— start of RAW DATA —

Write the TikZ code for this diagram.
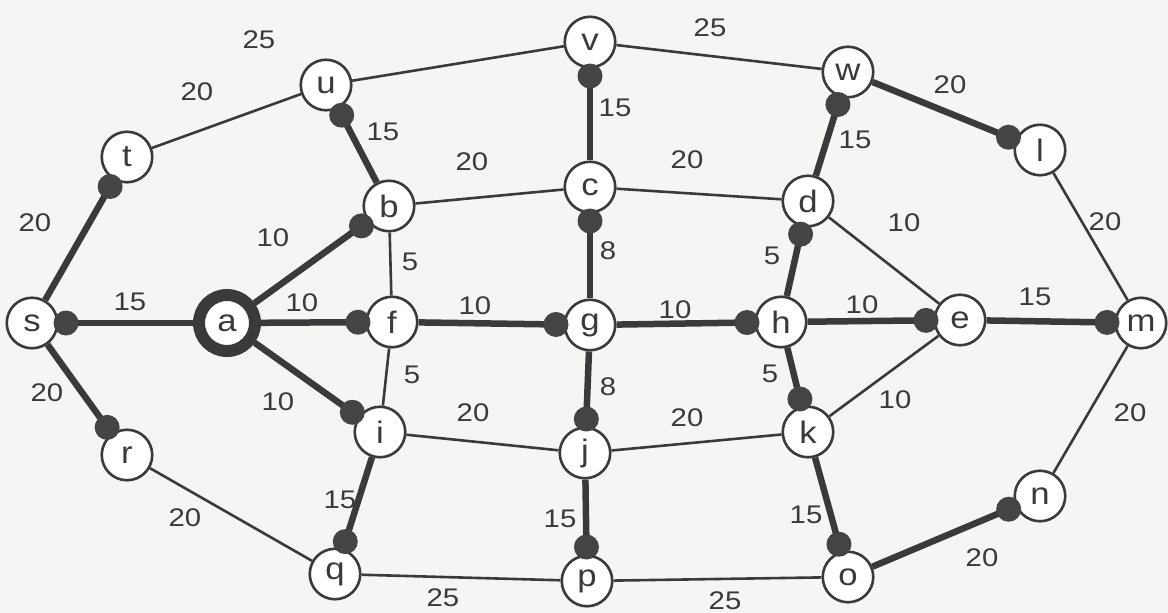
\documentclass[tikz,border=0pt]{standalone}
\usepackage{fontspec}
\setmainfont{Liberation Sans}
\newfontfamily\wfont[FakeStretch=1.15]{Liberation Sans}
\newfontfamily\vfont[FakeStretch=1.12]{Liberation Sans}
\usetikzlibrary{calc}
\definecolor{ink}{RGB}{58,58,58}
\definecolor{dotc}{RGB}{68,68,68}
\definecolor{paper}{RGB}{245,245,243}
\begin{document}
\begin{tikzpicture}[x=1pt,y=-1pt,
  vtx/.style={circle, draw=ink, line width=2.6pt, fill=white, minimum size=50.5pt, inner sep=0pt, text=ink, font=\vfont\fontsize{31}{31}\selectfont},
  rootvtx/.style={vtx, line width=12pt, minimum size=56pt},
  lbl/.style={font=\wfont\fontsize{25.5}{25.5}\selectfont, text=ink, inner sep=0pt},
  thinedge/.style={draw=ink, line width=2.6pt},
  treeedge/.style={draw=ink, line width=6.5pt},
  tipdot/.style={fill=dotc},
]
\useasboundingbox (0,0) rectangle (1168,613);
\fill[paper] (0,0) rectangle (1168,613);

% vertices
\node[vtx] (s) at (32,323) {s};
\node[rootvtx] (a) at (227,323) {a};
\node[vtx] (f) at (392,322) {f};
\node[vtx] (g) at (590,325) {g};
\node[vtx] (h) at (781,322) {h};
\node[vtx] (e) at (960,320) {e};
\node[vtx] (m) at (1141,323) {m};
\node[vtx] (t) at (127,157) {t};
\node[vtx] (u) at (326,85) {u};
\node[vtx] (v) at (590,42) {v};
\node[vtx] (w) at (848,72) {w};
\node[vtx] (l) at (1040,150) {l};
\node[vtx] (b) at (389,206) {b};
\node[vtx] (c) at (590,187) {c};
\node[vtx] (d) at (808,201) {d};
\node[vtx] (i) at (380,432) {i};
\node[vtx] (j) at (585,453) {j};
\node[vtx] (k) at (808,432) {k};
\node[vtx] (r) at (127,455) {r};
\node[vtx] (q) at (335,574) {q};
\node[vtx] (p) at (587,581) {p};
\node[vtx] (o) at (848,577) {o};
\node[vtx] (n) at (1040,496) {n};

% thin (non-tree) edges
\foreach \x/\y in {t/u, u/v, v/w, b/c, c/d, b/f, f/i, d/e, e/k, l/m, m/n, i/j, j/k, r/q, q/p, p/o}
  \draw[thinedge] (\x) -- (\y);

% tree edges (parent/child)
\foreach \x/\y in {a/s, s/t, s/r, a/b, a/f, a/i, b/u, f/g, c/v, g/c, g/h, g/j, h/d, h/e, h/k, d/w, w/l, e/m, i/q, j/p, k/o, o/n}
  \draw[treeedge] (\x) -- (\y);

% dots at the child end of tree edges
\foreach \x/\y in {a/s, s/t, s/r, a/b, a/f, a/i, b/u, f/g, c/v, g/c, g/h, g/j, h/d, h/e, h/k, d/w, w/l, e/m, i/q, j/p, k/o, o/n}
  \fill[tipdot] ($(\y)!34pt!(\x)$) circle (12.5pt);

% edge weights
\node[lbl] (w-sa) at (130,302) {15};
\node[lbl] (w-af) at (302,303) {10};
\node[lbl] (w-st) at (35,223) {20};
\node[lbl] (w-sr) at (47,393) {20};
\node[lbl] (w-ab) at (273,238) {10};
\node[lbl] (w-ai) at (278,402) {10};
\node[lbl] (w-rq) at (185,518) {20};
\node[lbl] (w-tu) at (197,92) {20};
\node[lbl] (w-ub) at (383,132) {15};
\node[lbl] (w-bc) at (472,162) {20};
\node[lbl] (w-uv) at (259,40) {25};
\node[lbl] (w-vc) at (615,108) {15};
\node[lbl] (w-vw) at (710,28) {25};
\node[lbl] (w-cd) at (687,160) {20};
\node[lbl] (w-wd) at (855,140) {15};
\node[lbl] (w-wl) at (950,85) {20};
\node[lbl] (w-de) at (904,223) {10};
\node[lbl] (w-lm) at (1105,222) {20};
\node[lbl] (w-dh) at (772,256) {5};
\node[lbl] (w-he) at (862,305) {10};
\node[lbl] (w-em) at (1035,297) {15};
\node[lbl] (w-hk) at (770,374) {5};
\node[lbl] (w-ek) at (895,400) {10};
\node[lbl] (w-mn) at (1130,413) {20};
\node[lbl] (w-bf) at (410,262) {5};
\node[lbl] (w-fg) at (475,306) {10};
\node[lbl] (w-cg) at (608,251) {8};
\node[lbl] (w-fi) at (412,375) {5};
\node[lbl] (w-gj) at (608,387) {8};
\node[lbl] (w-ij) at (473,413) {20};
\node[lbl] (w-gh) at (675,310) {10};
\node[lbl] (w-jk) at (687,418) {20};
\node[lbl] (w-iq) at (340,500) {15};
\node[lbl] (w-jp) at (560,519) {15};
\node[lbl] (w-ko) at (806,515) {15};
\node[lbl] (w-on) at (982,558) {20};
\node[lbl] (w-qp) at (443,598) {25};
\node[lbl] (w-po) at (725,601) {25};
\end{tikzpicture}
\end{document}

— end of RAW DATA —

[WORK TO DO]: Repeat the data exactly in full, omitting its pictures.

[OUTPUT]:
Write the TikZ code for this diagram.
\documentclass[tikz,border=0pt]{standalone}
\usepackage{fontspec}
\setmainfont{Liberation Sans}
\newfontfamily\wfont[FakeStretch=1.15]{Liberation Sans}
\newfontfamily\vfont[FakeStretch=1.12]{Liberation Sans}
\usetikzlibrary{calc}
\definecolor{ink}{RGB}{58,58,58}
\definecolor{dotc}{RGB}{68,68,68}
\definecolor{paper}{RGB}{245,245,243}
\begin{document}
\begin{tikzpicture}[x=1pt,y=-1pt,
  vtx/.style={circle, draw=ink, line width=2.6pt, fill=white, minimum size=50.5pt, inner sep=0pt, text=ink, font=\vfont\fontsize{31}{31}\selectfont},
  rootvtx/.style={vtx, line width=12pt, minimum size=56pt},
  lbl/.style={font=\wfont\fontsize{25.5}{25.5}\selectfont, text=ink, inner sep=0pt},
  thinedge/.style={draw=ink, line width=2.6pt},
  treeedge/.style={draw=ink, line width=6.5pt},
  tipdot/.style={fill=dotc},
]
\useasboundingbox (0,0) rectangle (1168,613);
\fill[paper] (0,0) rectangle (1168,613);

% vertices
\node[vtx] (s) at (32,323) {s};
\node[rootvtx] (a) at (227,323) {a};
\node[vtx] (f) at (392,322) {f};
\node[vtx] (g) at (590,325) {g};
\node[vtx] (h) at (781,322) {h};
\node[vtx] (e) at (960,320) {e};
\node[vtx] (m) at (1141,323) {m};
\node[vtx] (t) at (127,157) {t};
\node[vtx] (u) at (326,85) {u};
\node[vtx] (v) at (590,42) {v};
\node[vtx] (w) at (848,72) {w};
\node[vtx] (l) at (1040,150) {l};
\node[vtx] (b) at (389,206) {b};
\node[vtx] (c) at (590,187) {c};
\node[vtx] (d) at (808,201) {d};
\node[vtx] (i) at (380,432) {i};
\node[vtx] (j) at (585,453) {j};
\node[vtx] (k) at (808,432) {k};
\node[vtx] (r) at (127,455) {r};
\node[vtx] (q) at (335,574) {q};
\node[vtx] (p) at (587,581) {p};
\node[vtx] (o) at (848,577) {o};
\node[vtx] (n) at (1040,496) {n};

% thin (non-tree) edges
\foreach \x/\y in {t/u, u/v, v/w, b/c, c/d, b/f, f/i, d/e, e/k, l/m, m/n, i/j, j/k, r/q, q/p, p/o}
  \draw[thinedge] (\x) -- (\y);

% tree edges (parent/child)
\foreach \x/\y in {a/s, s/t, s/r, a/b, a/f, a/i, b/u, f/g, c/v, g/c, g/h, g/j, h/d, h/e, h/k, d/w, w/l, e/m, i/q, j/p, k/o, o/n}
  \draw[treeedge] (\x) -- (\y);

% dots at the child end of tree edges
\foreach \x/\y in {a/s, s/t, s/r, a/b, a/f, a/i, b/u, f/g, c/v, g/c, g/h, g/j, h/d, h/e, h/k, d/w, w/l, e/m, i/q, j/p, k/o, o/n}
  \fill[tipdot] ($(\y)!34pt!(\x)$) circle (12.5pt);

% edge weights
\node[lbl] (w-sa) at (130,302) {15};
\node[lbl] (w-af) at (302,303) {10};
\node[lbl] (w-st) at (35,223) {20};
\node[lbl] (w-sr) at (47,393) {20};
\node[lbl] (w-ab) at (273,238) {10};
\node[lbl] (w-ai) at (278,402) {10};
\node[lbl] (w-rq) at (185,518) {20};
\node[lbl] (w-tu) at (197,92) {20};
\node[lbl] (w-ub) at (383,132) {15};
\node[lbl] (w-bc) at (472,162) {20};
\node[lbl] (w-uv) at (259,40) {25};
\node[lbl] (w-vc) at (615,108) {15};
\node[lbl] (w-vw) at (710,28) {25};
\node[lbl] (w-cd) at (687,160) {20};
\node[lbl] (w-wd) at (855,140) {15};
\node[lbl] (w-wl) at (950,85) {20};
\node[lbl] (w-de) at (904,223) {10};
\node[lbl] (w-lm) at (1105,222) {20};
\node[lbl] (w-dh) at (772,256) {5};
\node[lbl] (w-he) at (862,305) {10};
\node[lbl] (w-em) at (1035,297) {15};
\node[lbl] (w-hk) at (770,374) {5};
\node[lbl] (w-ek) at (895,400) {10};
\node[lbl] (w-mn) at (1130,413) {20};
\node[lbl] (w-bf) at (410,262) {5};
\node[lbl] (w-fg) at (475,306) {10};
\node[lbl] (w-cg) at (608,251) {8};
\node[lbl] (w-fi) at (412,375) {5};
\node[lbl] (w-gj) at (608,387) {8};
\node[lbl] (w-ij) at (473,413) {20};
\node[lbl] (w-gh) at (675,310) {10};
\node[lbl] (w-jk) at (687,418) {20};
\node[lbl] (w-iq) at (340,500) {15};
\node[lbl] (w-jp) at (560,519) {15};
\node[lbl] (w-ko) at (806,515) {15};
\node[lbl] (w-on) at (982,558) {20};
\node[lbl] (w-qp) at (443,598) {25};
\node[lbl] (w-po) at (725,601) {25};
\end{tikzpicture}
\end{document}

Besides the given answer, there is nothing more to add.